Keeping deals on track, getting the details right
In Private Equity, speed counts – and so do the details. When buying and selling companies, there are a lot of moving parts and considerations to weigh when determining how to maximize value and minimize risk. Environmental liabilities can be overlooked but come with a long tail of costly obligations if not properly insured against.
An asset transaction in all cases does not necessarily provide liability protections from being brought into an environmental obligation. There have been court cases where that veil of protection has been pierced. Strict Joint & Several Liabilities have long-term financial implications for Private Equity firms purchasing target companies.

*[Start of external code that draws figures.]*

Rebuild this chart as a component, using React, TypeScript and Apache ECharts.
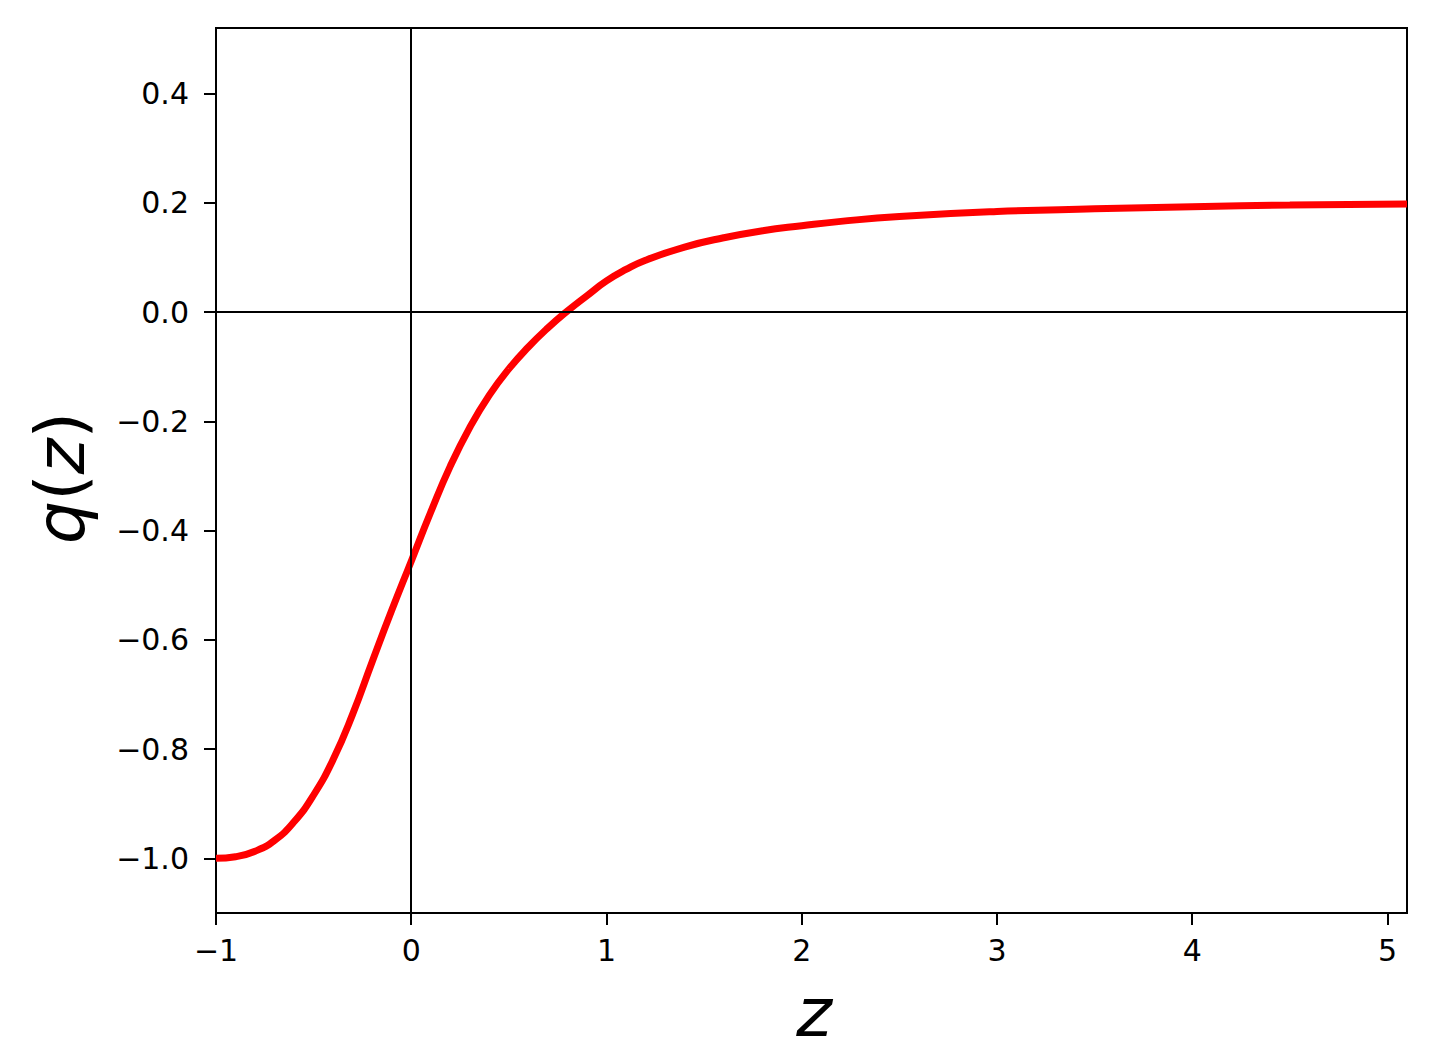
import React, { useEffect, useRef } from "react";
import * as echarts from "echarts";

// Curve values
const zValues = [
  -1.0, -0.9, -0.8, -0.7, -0.6, -0.5, -0.4, -0.3, -0.2, -0.1,
  0.0, 0.1, 0.2, 0.3, 0.4, 0.5, 0.6, 0.7, 0.8, 0.9,
  1.0, 1.1, 1.2, 1.4, 1.6, 1.8, 2.0, 2.2, 2.5, 3.0,
  3.5, 4.0, 4.5, 5.1,
];
const qValues = [
  -1.0, -0.997, -0.987, -0.967, -0.933, -0.884, -0.819, -0.736, -0.64, -0.546,
  -0.456, -0.366, -0.282, -0.211, -0.152, -0.104, -0.064, -0.029, 0.002, 0.03,
  0.057, 0.078, 0.095, 0.119, 0.136, 0.149, 0.158, 0.166, 0.175, 0.184,
  0.189, 0.193, 0.196, 0.198,
];
const xTicks = [-1, 0, 1, 2, 3, 4, 5];
const yTicks = [-1.0, -0.8, -0.6, -0.4, -0.2, 0.0, 0.2, 0.4];

const FONT = "DejaVu Sans";
const fmtX = (v: number) => (v < 0 ? "\u2212" : "") + Math.abs(v).toString();
const fmtY = (v: number) =>
  (v < -1e-9 ? "\u2212" : "") + Math.abs(v).toFixed(1);

export default function App() {
  const ref = useRef<HTMLDivElement>(null);
  useEffect(() => {
    if (!ref.current) return;
    const chart = echarts.init(ref.current, undefined, { renderer: "svg" });
    const data = zValues.map((z, i) => [z, qValues[i]]);
    chart.setOption({
      animation: false,
      backgroundColor: "#ffffff",
      grid: {
        left: 216,
        top: 28,
        right: 30,
        bottom: 146,
        show: true,
        borderColor: "#000",
        borderWidth: 2,
        backgroundColor: "transparent",
      },
      xAxis: {
        type: "value",
        min: -1,
        max: 5.1,
        axisLine: { show: true, onZero: false, lineStyle: { color: "#000", width: 2 } },
        axisTick: {
          show: true,
          length: 12,
          inside: false,
          customValues: xTicks,
          lineStyle: { color: "#000", width: 2 },
        },
        axisLabel: {
          customValues: xTicks,
          formatter: fmtX,
          fontFamily: FONT,
          fontSize: 30,
          color: "#000",
          margin: 22,
        },
        splitLine: { show: false },
      },
      yAxis: {
        type: "value",
        min: -1.1,
        max: 0.52,
        axisLine: { show: true, onZero: false, lineStyle: { color: "#000", width: 2 } },
        axisTick: {
          show: true,
          length: 12,
          inside: false,
          customValues: yTicks,
          lineStyle: { color: "#000", width: 2 },
        },
        axisLabel: {
          customValues: yTicks,
          formatter: fmtY,
          fontFamily: FONT,
          fontSize: 30,
          color: "#000",
          margin: 27,
        },
        splitLine: { show: false },
      },
      series: [
        {
          type: "line",
          data,
          smooth: 0.5,
          showSymbol: false,
          symbol: "none",
          lineStyle: { color: "#ff0000", width: 7 },
          z: 2,
        },
        {
          type: "line",
          data: [],
          showSymbol: false,
          z: 3,
          markLine: {
            silent: true,
            symbol: ["none", "none"],
            label: { show: false },
            lineStyle: { color: "#000", width: 2, type: "solid" },
            data: [{ xAxis: 0 }, { yAxis: 0 }],
          },
        },
      ],
      graphic: [
        {
          type: "text",
          x: 60,
          y: 478,
          rotation: Math.PI / 2,
          style: {
            text: "{i|q}({i|z})",
            fontFamily: FONT,
            fontSize: 68,
            fill: "#000",
            textAlign: "center",
            textVerticalAlign: "middle",
            rich: {
              i: { fontFamily: FONT, fontSize: 68, fontStyle: "italic", fill: "#000" },
            },
          },
        },
        {
          type: "text",
          x: 814,
          y: 1012,
          style: {
            text: "z",
            fontFamily: FONT,
            fontSize: 68,
            fontStyle: "italic",
            fill: "#000",
            textAlign: "center",
            textVerticalAlign: "middle",
          },
        },
      ],
    });
    return () => chart.dispose();
  }, []);
  return (
    <div
      ref={ref}
      style={{ position: "absolute", left: 0, top: 0, width: 1437, height: 1059 }}
    />
  );
}
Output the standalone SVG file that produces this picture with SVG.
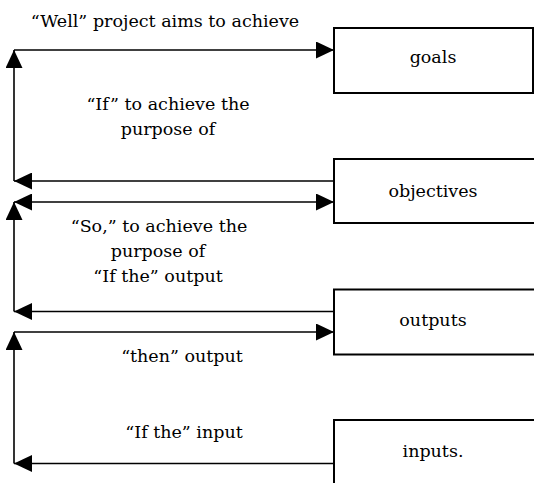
<svg xmlns="http://www.w3.org/2000/svg" width="534" height="483" viewBox="0 0 534 483">
  <style>
    .box { fill: #fff; stroke: #000; stroke-width: 2; }
    .lbl { font-family: "DejaVu Serif", serif; font-size: 17.5px; fill: #000; text-anchor: middle; }
    .wire { fill: none; stroke: #000; stroke-width: 1.6; }
  </style>
  <defs>
    <marker id="head" viewBox="0 0 18 17" refX="18" refY="8.5" markerWidth="18" markerHeight="17" markerUnits="userSpaceOnUse" orient="auto-start-reverse">
      <path d="M0,0 L18,8.5 L0,17 Z" fill="#000"/>
    </marker>
  </defs>
  <rect width="534" height="483" fill="#fff"/>

  <!-- connectors -->
  <g id="connectors">
    <!-- objectives -> goals loop -->
    <line class="wire" x1="334" y1="181" x2="14" y2="181" marker-end="url(#head)"/>
    <line class="wire" x1="14" y1="181" x2="14" y2="50" marker-end="url(#head)"/>
    <line class="wire" x1="14" y1="50" x2="334" y2="50" marker-end="url(#head)"/>
    <!-- outputs -> objectives loop -->
    <line class="wire" x1="334" y1="311.5" x2="14" y2="311.5" marker-end="url(#head)"/>
    <line class="wire" x1="14" y1="311.5" x2="14" y2="202" marker-end="url(#head)"/>
    <line class="wire" x1="14" y1="202" x2="334" y2="202" marker-start="url(#head)" marker-end="url(#head)"/>
    <!-- inputs -> outputs loop -->
    <line class="wire" x1="334" y1="463.5" x2="14" y2="463.5" marker-end="url(#head)"/>
    <line class="wire" x1="14" y1="463.5" x2="14" y2="332" marker-end="url(#head)"/>
    <line class="wire" x1="14" y1="332" x2="334" y2="332" marker-end="url(#head)"/>
  </g>

  <!-- boxes -->
  <g id="goals">
    <rect class="box" x="334" y="28" width="199" height="65"/>
    <text class="lbl" x="433" y="63">goals</text>
  </g>
  <g id="objectives">
    <rect class="box" x="334" y="159" width="210" height="64"/>
    <text class="lbl" x="433" y="197">objectives</text>
  </g>
  <g id="outputs">
    <rect class="box" x="334" y="289.5" width="210" height="65"/>
    <text class="lbl" x="433" y="326">outputs</text>
  </g>
  <g id="inputs">
    <rect class="box" x="334" y="420" width="210" height="80"/>
    <text class="lbl" x="433" y="457">inputs.</text>
  </g>

  <!-- loop labels -->
  <g id="labels">
    <text class="lbl" x="165" y="27">“Well” project aims to achieve</text>
    <text class="lbl" x="168" y="110">“If” to achieve the</text>
    <text class="lbl" x="168" y="135">purpose of</text>
    <text class="lbl" x="159" y="232">“So,” to achieve the</text>
    <text class="lbl" x="158" y="257">purpose of</text>
    <text class="lbl" x="158" y="282">“If the” output</text>
    <text class="lbl" x="182" y="362">“then” output</text>
    <text class="lbl" x="184" y="438">“If the” input</text>
  </g>
</svg>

Specifically, there are five main areas of environmental liability concern that need to be identified in a transaction:
- Historic operation(s) at an operating facilities
- Former operating divested sites
- Environmental liabilities assumed by predecessor companies where former operators assumed liabilities from earlier acquisitions
- Compliance violations & housekeeping issues
- Non-owned disposal sites.
Environmental due diligence reports typically focus on these areas of concern however, although there are professional standards for environmental assessment reports, a report performed on the sell side may look very different than the buyer side. It is not economically feasible to test an entire site to determine the risks present and the type of review performed and areas selected for testing can greatly alter the report’s conclusions.
While it is likely the lowest cost element in any transaction, the transfer of environmental risk through the purchase of environmental liability insurance can mitigate potentially high costs issues by eliminating the long-tailed risk of liability.